Yes. There aren't enough known 2023 payloads to get to 100 flights, and new payloads basically never just appear and then get launched on a timeline of less than a year. The only way I think it would be even at all possible is that they add a huge number of Starlink flights that boost numbers, but non-Starlink flights will also almost certainly be much less than initially expected (as they are every year). In fact, Starlink is really the only reason Falcon is seeing these crazy flight rates. They're still yet to fly even 30 non-Starlink flights in a single year, so they're still below the stated pre-Starlink goal they gave of 30 to 40 flights a year. But in the context of this discussion (total Falcon flights) a Starlink flight is just as good as a non-Starlink flight.
This is simply incorrect. They have 50 external (non-starlink) payloads planned for 2023. Of course, a few (or more than a few) will always slip to next year, so the won't actually launch that many.
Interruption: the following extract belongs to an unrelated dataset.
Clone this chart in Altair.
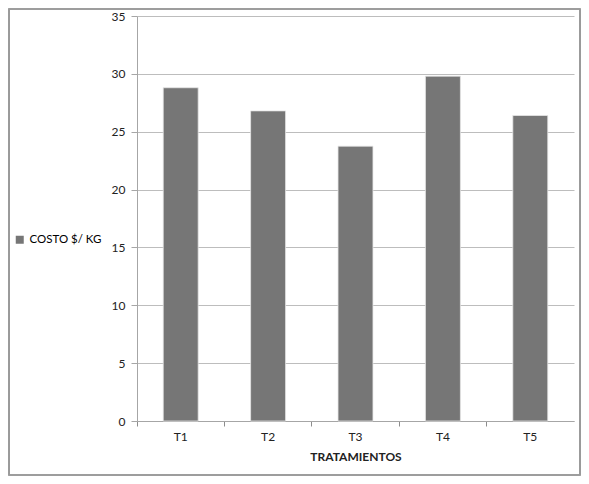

But they will also launch as many Starlink flights as they can. Starship is late, and FCC has given SpaceX deadlines they have to launch parts of their constellation by. Because of this, Falcon 9 will soon start launching the larger v 2.0 satellites, which they cannot fit as many of in a Falcon 9.
For 2023, SpaceX is launch rate limited, not payload limited, and will launch exactly as many Falcon 9:s as they possibly can.